[YOUR TASK] Output the material word for word. Leave each picture out.

• • • •

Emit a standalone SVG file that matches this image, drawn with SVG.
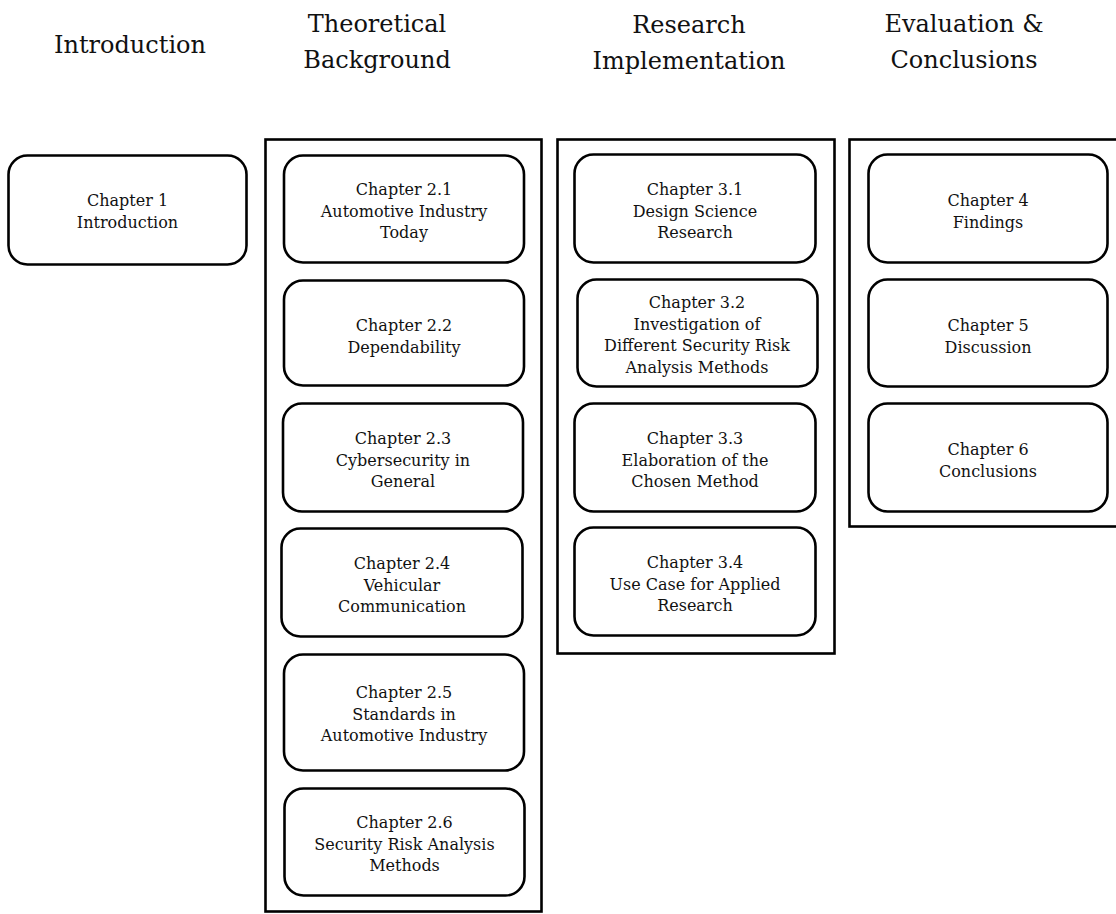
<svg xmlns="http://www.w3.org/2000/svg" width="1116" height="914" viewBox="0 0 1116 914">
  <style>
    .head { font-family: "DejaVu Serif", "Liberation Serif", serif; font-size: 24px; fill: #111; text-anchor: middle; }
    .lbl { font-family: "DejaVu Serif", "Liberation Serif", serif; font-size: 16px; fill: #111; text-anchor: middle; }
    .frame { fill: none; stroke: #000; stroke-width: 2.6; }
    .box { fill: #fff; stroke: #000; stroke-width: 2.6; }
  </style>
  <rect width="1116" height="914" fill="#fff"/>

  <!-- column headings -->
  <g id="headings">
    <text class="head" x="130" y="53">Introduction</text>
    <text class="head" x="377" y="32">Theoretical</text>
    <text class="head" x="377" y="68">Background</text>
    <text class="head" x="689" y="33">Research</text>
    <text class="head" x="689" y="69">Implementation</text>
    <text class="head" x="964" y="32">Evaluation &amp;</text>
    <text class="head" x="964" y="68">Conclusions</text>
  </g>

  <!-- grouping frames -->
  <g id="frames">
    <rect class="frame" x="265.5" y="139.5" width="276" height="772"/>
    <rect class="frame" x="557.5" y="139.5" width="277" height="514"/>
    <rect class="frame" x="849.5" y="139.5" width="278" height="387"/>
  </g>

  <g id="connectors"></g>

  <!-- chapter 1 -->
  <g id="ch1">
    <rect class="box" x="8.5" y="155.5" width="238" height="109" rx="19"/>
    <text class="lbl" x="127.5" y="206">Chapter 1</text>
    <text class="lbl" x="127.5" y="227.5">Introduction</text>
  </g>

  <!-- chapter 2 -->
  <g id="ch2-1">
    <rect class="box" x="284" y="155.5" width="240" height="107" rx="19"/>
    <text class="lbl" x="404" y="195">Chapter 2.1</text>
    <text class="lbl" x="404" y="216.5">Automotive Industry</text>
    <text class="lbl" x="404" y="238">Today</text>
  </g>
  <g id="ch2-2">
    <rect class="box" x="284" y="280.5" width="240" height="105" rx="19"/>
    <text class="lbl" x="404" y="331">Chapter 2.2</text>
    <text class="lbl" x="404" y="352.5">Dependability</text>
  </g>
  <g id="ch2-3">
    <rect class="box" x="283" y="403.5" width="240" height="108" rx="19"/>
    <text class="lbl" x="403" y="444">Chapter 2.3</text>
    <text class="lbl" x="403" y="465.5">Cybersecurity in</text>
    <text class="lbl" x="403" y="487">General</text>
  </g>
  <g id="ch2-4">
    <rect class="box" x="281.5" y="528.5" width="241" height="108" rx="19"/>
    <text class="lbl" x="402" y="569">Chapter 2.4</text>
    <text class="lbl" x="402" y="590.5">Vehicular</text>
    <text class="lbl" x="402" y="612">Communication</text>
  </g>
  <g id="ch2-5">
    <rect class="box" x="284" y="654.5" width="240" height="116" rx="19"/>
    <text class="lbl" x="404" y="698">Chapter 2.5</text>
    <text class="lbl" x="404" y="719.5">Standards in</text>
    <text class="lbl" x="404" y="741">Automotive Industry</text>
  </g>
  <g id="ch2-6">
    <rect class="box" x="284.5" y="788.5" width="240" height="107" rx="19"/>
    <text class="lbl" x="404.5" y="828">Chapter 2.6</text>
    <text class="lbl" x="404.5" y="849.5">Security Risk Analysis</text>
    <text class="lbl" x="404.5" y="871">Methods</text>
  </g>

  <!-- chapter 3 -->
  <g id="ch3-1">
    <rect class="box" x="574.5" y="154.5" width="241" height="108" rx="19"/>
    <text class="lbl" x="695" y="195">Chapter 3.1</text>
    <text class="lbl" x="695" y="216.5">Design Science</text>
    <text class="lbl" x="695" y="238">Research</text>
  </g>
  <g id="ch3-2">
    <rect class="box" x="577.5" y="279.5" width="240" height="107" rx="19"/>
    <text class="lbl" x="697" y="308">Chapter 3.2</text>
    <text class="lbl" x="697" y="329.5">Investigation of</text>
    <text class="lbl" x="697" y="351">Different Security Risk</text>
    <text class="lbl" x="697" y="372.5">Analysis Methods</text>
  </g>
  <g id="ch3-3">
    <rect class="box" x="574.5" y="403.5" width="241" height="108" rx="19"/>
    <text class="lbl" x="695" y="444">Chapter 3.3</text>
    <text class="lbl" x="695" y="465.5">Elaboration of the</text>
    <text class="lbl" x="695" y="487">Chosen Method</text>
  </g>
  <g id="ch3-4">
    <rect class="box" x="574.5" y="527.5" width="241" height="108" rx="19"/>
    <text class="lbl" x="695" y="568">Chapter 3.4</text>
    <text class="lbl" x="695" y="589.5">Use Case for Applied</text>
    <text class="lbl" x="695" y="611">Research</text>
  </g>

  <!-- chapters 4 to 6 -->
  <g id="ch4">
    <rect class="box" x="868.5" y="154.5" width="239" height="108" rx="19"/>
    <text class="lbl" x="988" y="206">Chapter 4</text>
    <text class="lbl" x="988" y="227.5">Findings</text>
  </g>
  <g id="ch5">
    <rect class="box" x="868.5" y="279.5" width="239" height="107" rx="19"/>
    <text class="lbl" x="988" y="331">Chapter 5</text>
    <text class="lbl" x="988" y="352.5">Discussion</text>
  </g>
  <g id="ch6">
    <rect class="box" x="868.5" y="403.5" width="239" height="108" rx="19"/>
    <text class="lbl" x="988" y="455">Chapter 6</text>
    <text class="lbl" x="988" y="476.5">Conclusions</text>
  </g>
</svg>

• • • •

[FINISHED TASK]
Emit a standalone SVG file that matches this image, drawn with SVG.
<svg xmlns="http://www.w3.org/2000/svg" width="1116" height="914" viewBox="0 0 1116 914">
  <style>
    .head { font-family: "DejaVu Serif", "Liberation Serif", serif; font-size: 24px; fill: #111; text-anchor: middle; }
    .lbl { font-family: "DejaVu Serif", "Liberation Serif", serif; font-size: 16px; fill: #111; text-anchor: middle; }
    .frame { fill: none; stroke: #000; stroke-width: 2.6; }
    .box { fill: #fff; stroke: #000; stroke-width: 2.6; }
  </style>
  <rect width="1116" height="914" fill="#fff"/>

  <!-- column headings -->
  <g id="headings">
    <text class="head" x="130" y="53">Introduction</text>
    <text class="head" x="377" y="32">Theoretical</text>
    <text class="head" x="377" y="68">Background</text>
    <text class="head" x="689" y="33">Research</text>
    <text class="head" x="689" y="69">Implementation</text>
    <text class="head" x="964" y="32">Evaluation &amp;</text>
    <text class="head" x="964" y="68">Conclusions</text>
  </g>

  <!-- grouping frames -->
  <g id="frames">
    <rect class="frame" x="265.5" y="139.5" width="276" height="772"/>
    <rect class="frame" x="557.5" y="139.5" width="277" height="514"/>
    <rect class="frame" x="849.5" y="139.5" width="278" height="387"/>
  </g>

  <g id="connectors"></g>

  <!-- chapter 1 -->
  <g id="ch1">
    <rect class="box" x="8.5" y="155.5" width="238" height="109" rx="19"/>
    <text class="lbl" x="127.5" y="206">Chapter 1</text>
    <text class="lbl" x="127.5" y="227.5">Introduction</text>
  </g>

  <!-- chapter 2 -->
  <g id="ch2-1">
    <rect class="box" x="284" y="155.5" width="240" height="107" rx="19"/>
    <text class="lbl" x="404" y="195">Chapter 2.1</text>
    <text class="lbl" x="404" y="216.5">Automotive Industry</text>
    <text class="lbl" x="404" y="238">Today</text>
  </g>
  <g id="ch2-2">
    <rect class="box" x="284" y="280.5" width="240" height="105" rx="19"/>
    <text class="lbl" x="404" y="331">Chapter 2.2</text>
    <text class="lbl" x="404" y="352.5">Dependability</text>
  </g>
  <g id="ch2-3">
    <rect class="box" x="283" y="403.5" width="240" height="108" rx="19"/>
    <text class="lbl" x="403" y="444">Chapter 2.3</text>
    <text class="lbl" x="403" y="465.5">Cybersecurity in</text>
    <text class="lbl" x="403" y="487">General</text>
  </g>
  <g id="ch2-4">
    <rect class="box" x="281.5" y="528.5" width="241" height="108" rx="19"/>
    <text class="lbl" x="402" y="569">Chapter 2.4</text>
    <text class="lbl" x="402" y="590.5">Vehicular</text>
    <text class="lbl" x="402" y="612">Communication</text>
  </g>
  <g id="ch2-5">
    <rect class="box" x="284" y="654.5" width="240" height="116" rx="19"/>
    <text class="lbl" x="404" y="698">Chapter 2.5</text>
    <text class="lbl" x="404" y="719.5">Standards in</text>
    <text class="lbl" x="404" y="741">Automotive Industry</text>
  </g>
  <g id="ch2-6">
    <rect class="box" x="284.5" y="788.5" width="240" height="107" rx="19"/>
    <text class="lbl" x="404.5" y="828">Chapter 2.6</text>
    <text class="lbl" x="404.5" y="849.5">Security Risk Analysis</text>
    <text class="lbl" x="404.5" y="871">Methods</text>
  </g>

  <!-- chapter 3 -->
  <g id="ch3-1">
    <rect class="box" x="574.5" y="154.5" width="241" height="108" rx="19"/>
    <text class="lbl" x="695" y="195">Chapter 3.1</text>
    <text class="lbl" x="695" y="216.5">Design Science</text>
    <text class="lbl" x="695" y="238">Research</text>
  </g>
  <g id="ch3-2">
    <rect class="box" x="577.5" y="279.5" width="240" height="107" rx="19"/>
    <text class="lbl" x="697" y="308">Chapter 3.2</text>
    <text class="lbl" x="697" y="329.5">Investigation of</text>
    <text class="lbl" x="697" y="351">Different Security Risk</text>
    <text class="lbl" x="697" y="372.5">Analysis Methods</text>
  </g>
  <g id="ch3-3">
    <rect class="box" x="574.5" y="403.5" width="241" height="108" rx="19"/>
    <text class="lbl" x="695" y="444">Chapter 3.3</text>
    <text class="lbl" x="695" y="465.5">Elaboration of the</text>
    <text class="lbl" x="695" y="487">Chosen Method</text>
  </g>
  <g id="ch3-4">
    <rect class="box" x="574.5" y="527.5" width="241" height="108" rx="19"/>
    <text class="lbl" x="695" y="568">Chapter 3.4</text>
    <text class="lbl" x="695" y="589.5">Use Case for Applied</text>
    <text class="lbl" x="695" y="611">Research</text>
  </g>

  <!-- chapters 4 to 6 -->
  <g id="ch4">
    <rect class="box" x="868.5" y="154.5" width="239" height="108" rx="19"/>
    <text class="lbl" x="988" y="206">Chapter 4</text>
    <text class="lbl" x="988" y="227.5">Findings</text>
  </g>
  <g id="ch5">
    <rect class="box" x="868.5" y="279.5" width="239" height="107" rx="19"/>
    <text class="lbl" x="988" y="331">Chapter 5</text>
    <text class="lbl" x="988" y="352.5">Discussion</text>
  </g>
  <g id="ch6">
    <rect class="box" x="868.5" y="403.5" width="239" height="108" rx="19"/>
    <text class="lbl" x="988" y="455">Chapter 6</text>
    <text class="lbl" x="988" y="476.5">Conclusions</text>
  </g>
</svg>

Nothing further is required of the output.